Hip Hop Nostalgia 101, Session 9: Public Enemy - Yo! Bum Rush The Show (1987)

Although some may disagree (and I'll definitely speak more of that when I get to 1988), this is the album that started the incredible run of Public Enemy. Chuck D had everything in control on the mic, Flavor Flav as one of hip hop's first sidekicks, and with the strong production courtesy of the Bomb Squad, can you name something that's missing? Well, I won't string along this introduction for too long, so let's start today's session!


Released in April 1987




Produced By: The Bomb Squad and Rick Rubin



1. You're Gonna Get Yours

Sample check


"Uh oh Chuck, they out to get us man!' Those were the first words uttered by Flav to begin this opener, and Chuck waists no time delivering a message of sorts.
Grade- A+


2. Sophisticated Bitch

 Sample check


It's pretty amazing how Hank Shocklee took the classic instrumental of Whodini's "Friends" and turned it into a rock & roll infused banger, all in the name of Chuck's easy to understand track about a particular woman who thinks she's so sophisticated, but Chuck knows otherwise.
Grade- A+



3. Miuzi Weighs A Ton
You know, I'm going to go out on a limb and say the mic was Chuck's powerful equivalent to an uzi on this one. Pure dopeness.
Grade- A+

4. Timebomb   
 Sample check

 
The sample courtesy of The Meters may be more known for EPMD's original version of "Never Seen Before", but make no mistake about it, PE were the first to use this, thanks to the incredible talents of Hank Shocklee.
Grade- A+

5. Too Much Posse
Flav's first solo was not a disappointment, as you can tell he was going for laughs, but still wanting to be taken seriously at the same time. He wasn't horrible on the mic by any means.
Grade- B

6. Rightstarter (Message To A Black Man)
This is quite the message right here, however, Public Enemy would crank the volume up on these type of songs as their run continued.
Grade- B

7. Public Enemy No. 1
Long before Sean "Puffy/Diddy" Combs decided to sample this beat for himself in the form of "P.E. 2000", we had this classic from Public Enemy, as Chuck D displays why he feels he's public enemy number one, in a hip hop form.
Grade- A+

8. M.P.E.   
This is my favorite song on this album for reasons: 1) Mr. Shocklee's TIGHT beat and 2) Chuck and Flav's energetic and aggressive flow throughout. I kept waiting for an unannounced verse from LL Cool J, lol.
Grade- A+

9. Yo! Bum Rush The Show

Sample check
 

I'll tell you one thing, there's a lot of bass in the production on this album, and this is another song that highlights it. More on that later. And trust me, at this point (and later years), you wouldn't want PE to bum rush your show!
Grade- A


10. Raise The Roof
This apply titled jam is very good, long before "raising the roof" became a trend in hip hop, kind of a forgotten one too. Also, he hints at the title of PE's second album in the last verse.
Grade- B

11. Megablast
Not quite the reprise of "M.P.E.", but it's still good. 
Grade- B

12. Terminator X Speaks With His Hands
This was more or less a small collection of instrumentals from previous songs on the album.
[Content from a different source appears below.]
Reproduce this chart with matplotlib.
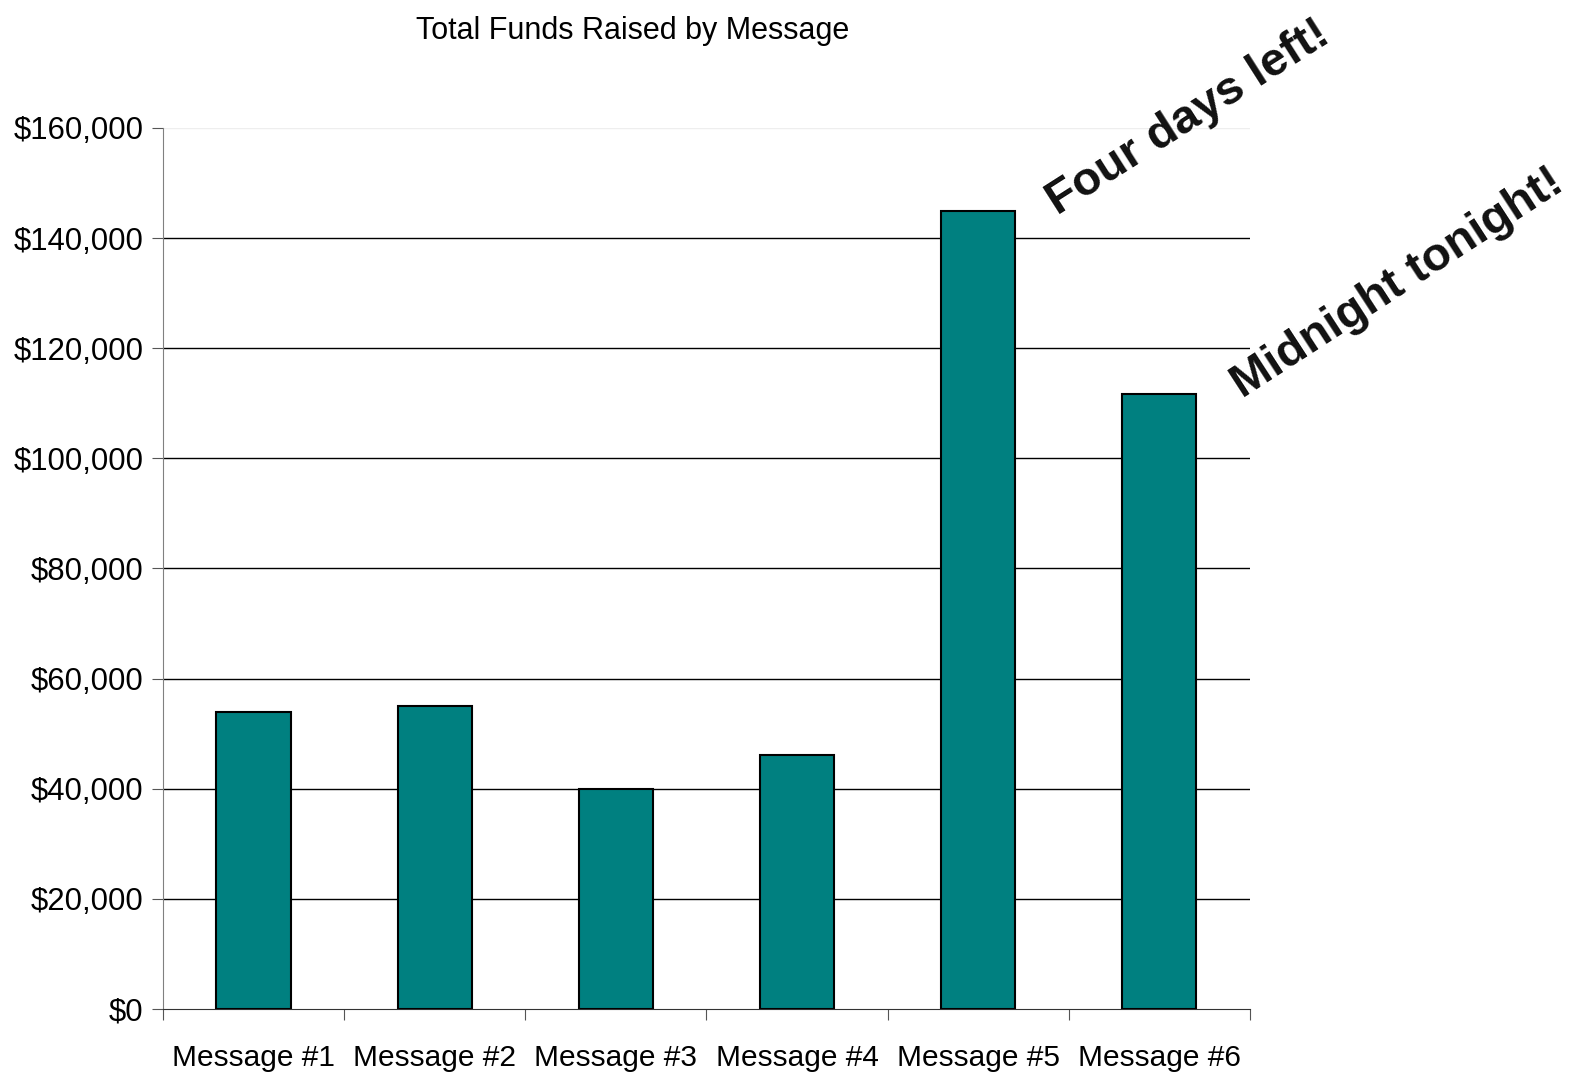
import matplotlib.pyplot as plt
from matplotlib.ticker import FuncFormatter

plt.rcParams['font.family'] = ['Liberation Sans', 'DejaVu Sans']

# 資料
messages = ['Message #1', 'Message #2', 'Message #3', 'Message #4', 'Message #5', 'Message #6']
funds = [54000, 55000, 40000, 46100, 145000, 111700]

fig = plt.figure(figsize=(15.78, 10.78), dpi=100)
ax = fig.add_axes([0.1033, 0.064, 0.6888, 0.8173])

x = range(len(messages))
ax.bar(x, funds, width=0.41, color='#008080', edgecolor='black', linewidth=1.5, zorder=3)

ax.set_xlim(-0.5, len(messages) - 0.5)
ax.set_ylim(0, 160000)
ax.set_yticks(range(0, 160001, 20000))
ax.yaxis.set_major_formatter(FuncFormatter(lambda v, p: '${:,.0f}'.format(v)))

# 格線
for v in range(20000, 160000, 20000):
    ax.axhline(v, color='black', linewidth=1, zorder=1)
ax.axhline(160000, color='#eeeeee', linewidth=1, zorder=1)

# 類別刻度在分界
ax.set_xticks([i - 0.5 for i in range(len(messages) + 1)], minor=False)
ax.set_xticklabels([])
ax.set_xticks(list(x), minor=True)
ax.set_xticklabels(messages, minor=True, fontsize=21.5)
ax.tick_params(axis='x', which='major', length=8, color='#555555', direction='out')
ax.tick_params(axis='x', which='minor', length=0, pad=25)
ax.tick_params(axis='y', length=8, color='#555555', labelsize=22.4, pad=6)

for s in ['top', 'right']:
    ax.spines[s].set_visible(False)
ax.spines['left'].set_color('#808080')
ax.spines['bottom'].set_color('#333333')

fig.text(0.4006, 0.971, 'Total Funds Raised by Message', ha='center', va='center', fontsize=22)

ax.text(4.44, 144000, 'Four days left!', fontsize=34, fontweight='bold', color='#111111',
        rotation=32.5, rotation_mode='anchor', ha='left', va='baseline', clip_on=False)
ax.text(5.46, 110800, 'Midnight tonight!', fontsize=34, fontweight='bold', color='#111111',
        rotation=33, rotation_mode='anchor', ha='left', va='baseline', clip_on=False)

plt.savefig('out.png', dpi=100)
Well, this was certainly a VERY GOOD introduction to Public Enemy. You can just FEEL the potential just waiting to come out of this crew, and that would definitely come in 1988. Chuck wasn't quite as revolutionary here, but again, it's on the way! The production was nice as well, featuring bass filled creations thanks to the Bomb Squad and Rick Rubin. Overall, it still holds up today and it hasn't aged at all. If anyone thought PE was done after this debut, you'll be in for a VERY rude awakening when we get to their sophomore album. In the meantime, while PE's next three albums almost makes their debut all but forgotten, this is a classic.